ABSTRACT

This chapter discusses the work of Young and Muller on powerful knowledge in the context of the substantive conceptualisation of the relation between knowledge and practice developed in earlier chapters in this book. In contrast to approaches to curriculum studies that are based on customary understandings of the ‘practice turn’ in the social sciences, it is argued that the notion of a ‘normative’ knowledgeable practice can help explicate the specialized activities that make powerful knowledge possible. The idea of normative practice provides a basis for the systematic revisability and specialised communities that are said to underpin powerful knowledge, while also illuminating how teachers recontextualise knowledge and reconciling the role of experience with other types of knowledge in a curriculum.

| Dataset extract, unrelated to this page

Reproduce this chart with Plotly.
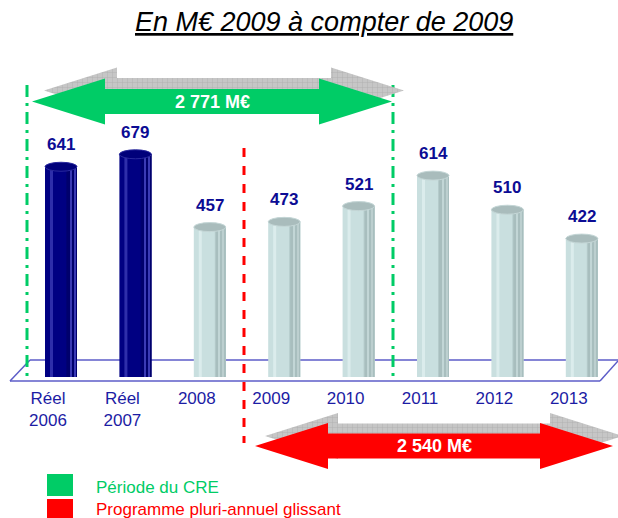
import plotly.graph_objects as go

# ---------------- data ----------------
categories = ["Réel<br>2006", "Réel<br>2007", "2008", "2009", "2010", "2011", "2012", "2013"]
values = [641, 679, 457, 473, 521, 614, 510, 422]
is_actual = [True, True, False, False, False, False, False, False]
cre_total_label = "2 771 M€"
ppa_total_label = "2 540 M€"
title_text = "En M€ 2009 à compter de 2009"
legend_labels = ["Période du CRE", "Programme pluri-annuel glissant"]

# ---------------- geometry (pixels) ----------------
W, H = 618, 518
X0, DX = 61.0, 74.4      # first bar centre, spacing
Y0, K = 377.0, 0.328     # baseline pixel, px per unit
BAR_PX = 32.0

FONT = "Liberation Sans, Arial, sans-serif"
NAVY_TXT = "#0c0c94"
TICK_TXT = "#1c1ca4"
GREEN = "#00cc66"
RED = "#ff0000"

def px(x):
    return x / W

def py(y):
    return 1 - y / H

xs = list(range(len(values)))
bw = BAR_PX / DX

def col(navy, light):
    return [navy if a else light for a in is_actual]

fig = go.Figure()

# cylinder body and shading layers
layers = [
    # (width px, offset px from centre, navy colour, light colour)
    (BAR_PX, -BAR_PX / 2, "#000082", "#c9dfdf"),
    (3, -11, "#2e2eaa", "#dbecec"),
    (11, 5, "#000074", "#b5cbcb"),
    (10, 6, "#00006c", "#a8bebe"),
    (1.2, 9, "#3a3ab4", "#c2d6d6"),
    (1.2, 13, "#3a3ab4", "#bccfcf"),
]
for wpx, opx, cn, cl in layers:
    fig.add_trace(go.Bar(
        x=xs, y=values, width=wpx / DX, offset=opx / DX,
        marker=dict(color=col(cn, cl), line=dict(width=0)),
        hoverinfo="skip", showlegend=False,
    ))

# caps + value labels
shapes = []
annotations = []
for x, v, a in zip(xs, values, is_actual):
    shapes.append(dict(
        type="circle", xref="x", yref="y",
        x0=x - bw / 2, x1=x + bw / 2, y0=v - 4.5 / K, y1=v + 4.5 / K,
        fillcolor="#00007a" if a else "#a9bcbc",
        line=dict(color="#2a2a9e" if a else "#c4d6d6", width=1), layer="above",
    ))
    annotations.append(dict(
        x=x, y=v, xref="x", yref="y", yshift=22, showarrow=False,
        xanchor="center", yanchor="middle",
        text="<b>%d</b>" % v, font=dict(family=FONT, size=17, color=NAVY_TXT),
    ))

# floor (parallelogram)
floor_col = "#5c5cc8"
for (xa, ya, xb, yb) in [(30, 360, W, 360), (10, 381, 600, 381), (10, 381, 30, 360), (600, 381, W, 361)]:
    shapes.append(dict(type="line", xref="paper", yref="paper",
                       x0=px(xa), y0=py(ya), x1=px(xb), y1=py(yb),
                       line=dict(color=floor_col, width=1.5), layer="below"))

# period separators
for xl in (27, 393):
    shapes.append(dict(type="line", xref="paper", yref="paper",
                       x0=px(xl), x1=px(xl), y0=py(85), y1=py(382),
                       line=dict(color=GREEN, width=3, dash="12px,6px,3px,6px"), layer="below"))
shapes.append(dict(type="line", xref="paper", yref="paper",
                   x0=px(244), x1=px(244), y0=py(148), y1=py(443),
                   line=dict(color=RED, width=3, dash="9px,9px"), layer="below"))

# legend squares
shapes.append(dict(type="rect", xref="paper", yref="paper", x0=px(47), x1=px(73),
                   y0=py(474), y1=py(496), fillcolor=GREEN, line=dict(width=0)))
shapes.append(dict(type="rect", xref="paper", yref="paper", x0=px(47), x1=px(73),
                   y0=py(499), y1=py(520), fillcolor=RED, line=dict(width=0)))
annotations.append(dict(x=px(94), y=py(487), xref="paper", yref="paper", xanchor="left",
                        yanchor="middle", showarrow=False, text=legend_labels[0],
                        font=dict(family=FONT, size=17, color=GREEN)))
annotations.append(dict(x=px(94), y=py(509), xref="paper", yref="paper", xanchor="left",
                        yanchor="middle", showarrow=False, text=legend_labels[1],
                        font=dict(family=FONT, size=17, color=RED)))

# title
annotations.append(dict(x=px(324), y=py(22), xref="paper", yref="paper", showarrow=False,
                        xanchor="center", yanchor="middle",
                        text="<i><u>%s</u></i>" % title_text,
                        font=dict(family=FONT, size=27, color="#000000")))

# double arrows (pixel axes x2/y2)
def arrow(xl, xr, yc, hl=73, hh=23, sh=12.5, dx=0, dy=0):
    pts = [(xl, yc), (xl + hl, yc - hh), (xl + hl, yc - sh), (xr - hl, yc - sh),
           (xr - hl, yc - hh), (xr, yc), (xr - hl, yc + hh), (xr - hl, yc + sh),
           (xl + hl, yc + sh), (xl + hl, yc + hh), (xl, yc)]
    return [p[0] + dx for p in pts], [p[1] + dy for p in pts]

for (xl, xr, yc, color, lab, sdx, sdy) in [
    (32, 392, 101.5, GREEN, cre_total_label, 12, -11),
    (255, 613, 446, RED, ppa_total_label, 10, -10),
]:
    sx, sy = arrow(xl, xr, yc, dx=sdx, dy=sdy)
    fig.add_trace(go.Scatter(
        x=sx, y=sy, xaxis="x2", yaxis="y2", mode="lines", fill="toself",
        line=dict(width=0), fillcolor="#c2c2c2",
        fillpattern=dict(shape="+", size=5, fgcolor="#8e8e8e", bgcolor="#c6c6c6", solidity=0.15),
        hoverinfo="skip", showlegend=False,
    ))
    ax_, ay_ = arrow(xl, xr, yc)
    fig.add_trace(go.Scatter(
        x=ax_, y=ay_, xaxis="x2", yaxis="y2", mode="lines", fill="toself",
        line=dict(width=0), fillcolor=color, hoverinfo="skip", showlegend=False,
    ))
    annotations.append(dict(x=(xl + xr) / 2, y=yc, xref="x2", yref="y2", showarrow=False,
                            xanchor="center", yanchor="middle",
                            text="<b>%s</b>" % lab, font=dict(family=FONT, size=18, color="white")))

fig.update_layout(
    width=W, height=H, margin=dict(l=0, r=0, t=0, b=0),
    paper_bgcolor="white", plot_bgcolor="rgba(0,0,0,0)",
    barmode="overlay", showlegend=False, hovermode=False,
    shapes=shapes, annotations=annotations,
    xaxis=dict(range=[-X0 / DX, (W - X0) / DX], tickvals=xs, ticktext=categories,
               anchor="free", position=py(386), showgrid=False, zeroline=False,
               showline=False, ticks="", ticklabelshift=-13,
               tickfont=dict(family=FONT, size=17, color=TICK_TXT), fixedrange=True),
    yaxis=dict(range=[-(H - Y0) / K, Y0 / K], visible=False, fixedrange=True),
    xaxis2=dict(range=[0, W], overlaying="x", visible=False, anchor="y2", fixedrange=True),
    yaxis2=dict(range=[H, 0], overlaying="y", visible=False, anchor="x2", fixedrange=True),
)

fig.write_html("out.html", config={"displayModeBar": False},
               post_script="document.body.style.margin='0px';document.body.style.overflow='hidden';")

Normative practice provides a basis for ‘knowledgeable’ purposeful practice which suggests that knowledge is never ‘for its own sake’, but always in pursuit of something ‘at stake’, although that which is at stake is always prospective. Furthermore, it is only through generating inclusive and participative forms of (normative) knowledgeable practice that communities can acquire the characteristics that enable knowledge to become meaningful and accessible to all in society without retreating into elitism and obsolescence. This chapter therefore provides a further illustration of the application of ideas of knowledgeable practice, following previous chapters on professional education and teaching.